6. Entropy-based Exploration
Another adaptive strategy is to explore less certain regions of the search space by introducing an entropy-based measure that dynamically adjusts the beam width depending on the uncertainty (entropy) of the model’s predictions.
-
Strategy: If the model’s output for a certain step has high entropy (i.e., it’s uncertain about which word to choose), increase the beam width to explore more options. Conversely, if the model is highly confident, reduce the beam width to avoid unnecessary exploration.

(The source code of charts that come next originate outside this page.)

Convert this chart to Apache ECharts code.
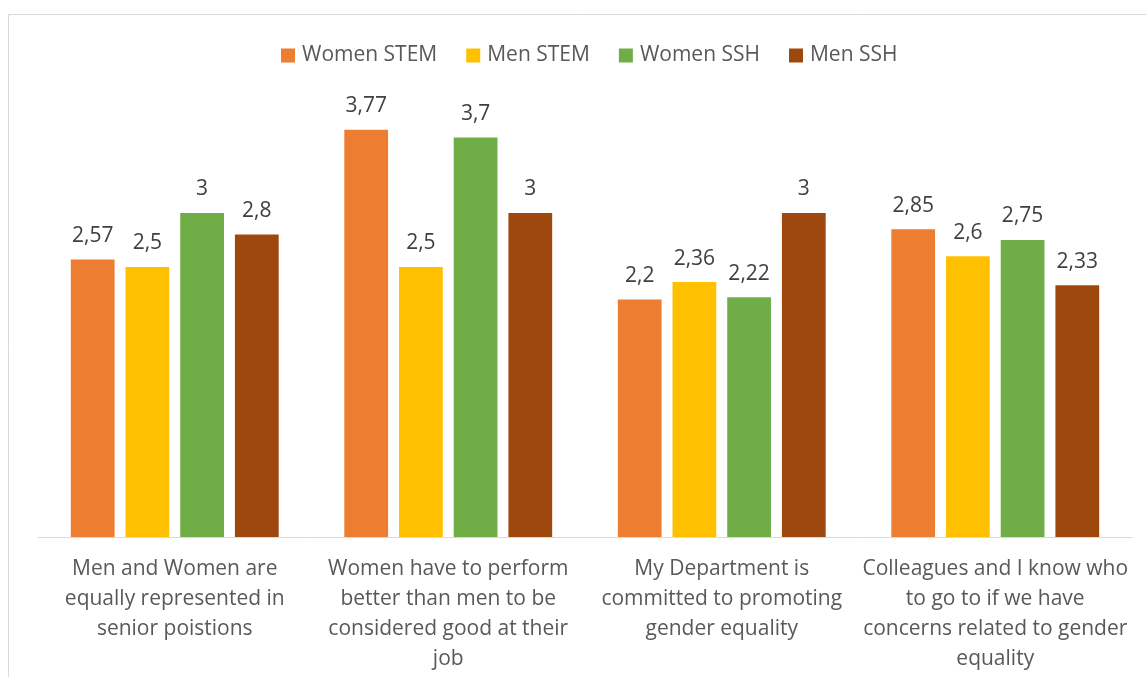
<!DOCTYPE html>
<html>
<head>
<meta charset="utf-8">
<style>
html,body{margin:0;padding:0;background:#fff;}
#chart{width:1146px;height:677px;}
</style>
<script src="https://cdn.jsdelivr.net/npm/echarts@6/dist/echarts.min.js"></script>
</head>
<body>
<div id="chart"></div>
<script>
const categories = [
  "Men and Women are\nequally represented in\nsenior poistions",
  "Women have to perform\nbetter than men to be\nconsidered good at their\njob",
  "My Department is\ncommitted to promoting\ngender equality",
  "Colleagues and I know who\nto go to if we have\nconcerns related to gender\nequality"
];
const seriesNames = ["Women STEM", "Men STEM", "Women SSH", "Men SSH"];
const womenSTEM = [2.57, 3.77, 2.2, 2.85];
const menSTEM = [2.5, 2.5, 2.36, 2.6];
const womenSSH = [3, 3.7, 2.22, 2.75];
const menSSH = [2.8, 3, 3, 2.33];
const colors = ["#ED7D31", "#FFC000", "#70AD47", "#9E480E"];

const FONT = "'Open Sans', sans-serif";
const allData = [womenSTEM, menSTEM, womenSSH, menSSH];

const chart = echarts.init(document.getElementById('chart'), null, {renderer: 'canvas'});
chart.setOption({
  animation: false,
  backgroundColor: '#ffffff',
  color: colors,
  graphic: [{
    type: 'rect',
    silent: true,
    z: -10,
    shape: {x: 8.5, y: 14.5, width: 1300, height: 800},
    style: {fill: 'none', stroke: '#D9D9D9', lineWidth: 1}
  }],
  legend: {
    left: 276,
    top: 40,
    itemWidth: 14,
    itemHeight: 14,
    itemGap: 29,
    icon: 'rect',
    data: seriesNames,
    textStyle: {fontFamily: FONT, fontSize: 21, color: '#595959', padding: [0, 0, 0, 2]}
  },
  grid: {left: 38, right: 14, top: 105, bottom: 140, containLabel: false},
  xAxis: {
    type: 'category',
    data: categories,
    axisTick: {show: false},
    axisLine: {lineStyle: {color: '#D9D9D9', width: 1}},
    axisLabel: {
      interval: 0,
      margin: 17,
      fontFamily: FONT,
      fontSize: 21,
      lineHeight: 30,
      color: '#595959',
      align: 'center'
    }
  },
  yAxis: {
    type: 'value',
    min: 0,
    max: 4,
    show: false,
    splitLine: {show: false}
  },
  series: seriesNames.map((name, i) => ({
    name: name,
    type: 'bar',
    data: allData[i],
    barGap: '25%',
    barCategoryGap: '24%',
    itemStyle: {color: colors[i]},
    label: {
      show: true,
      position: 'top',
      distance: 13,
      fontFamily: FONT,
      fontSize: 21,
      color: '#404040',
      formatter: p => String(p.value).replace('.', ',')
    }
  }))
});
</script>
</body>
</html>
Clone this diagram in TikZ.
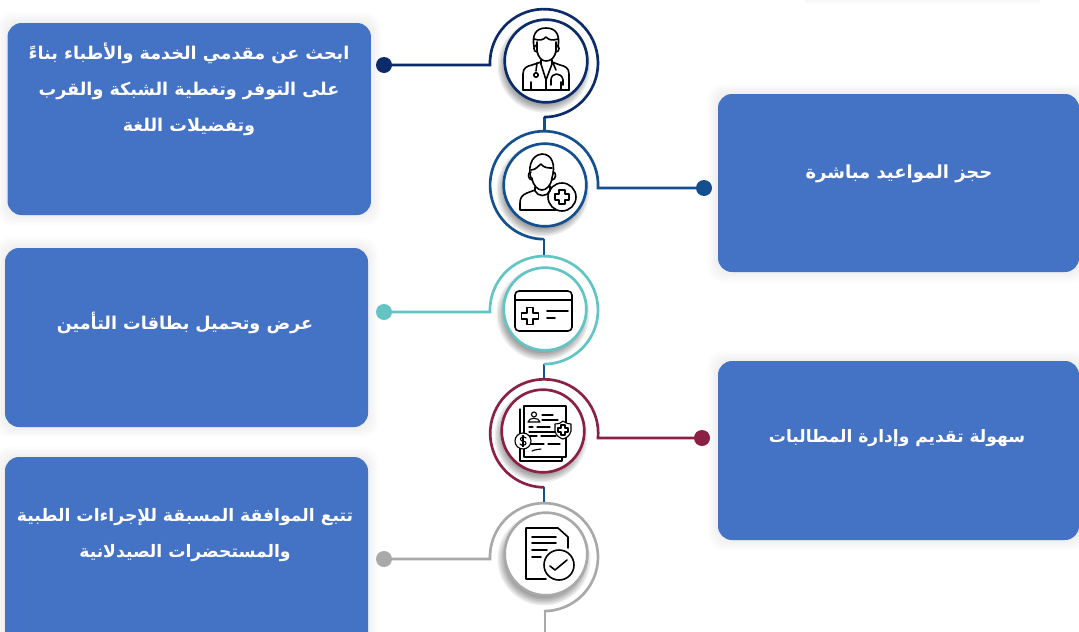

7. Reward-Driven Adaptation
In some scenarios, adaptive beam search can be guided by rewards, such as using reinforcement learning (RL) to guide the search process. This allows the model to refine its predictions based on a predefined reward function that measures aspects like fluency, coherence, or relevance.
-
Strategy: Integrate a reward function into the beam search that adapts the process based on performance metrics, allowing for real-time refinement of the generated sequences.
Example Use Cases
-
Machine Translation: Adaptive beam search can help in producing more diverse translations without sacrificing fluency, especially when dealing with languages that have flexible word orders or rich morphology.
-
Creative Writing and Story Generation: In tasks requiring creativity, like story generation, adaptive strategies help prevent repetitive or overly predictable outputs by encouraging exploration.
-
Dialogue Systems: Adaptive beam search can help dialogue systems generate more varied and contextually appropriate responses by dynamically adjusting beam widths based on the current conversation.
-
Question Answering: In complex question answering systems, the ability to adapt the search strategy based on question type or context can improve answer quality and relevance.
Conclusion
Adaptive beam search strategies offer a way to overcome some of the traditional limitations of beam search in text generation. By dynamically adjusting parameters like beam width, length penalties, and scoring functions, adaptive beam search can generate more diverse, efficient, and contextually appropriate sequences. These strategies are particularly useful in tasks that require long-form generation, creativity, and nuanced decision-making.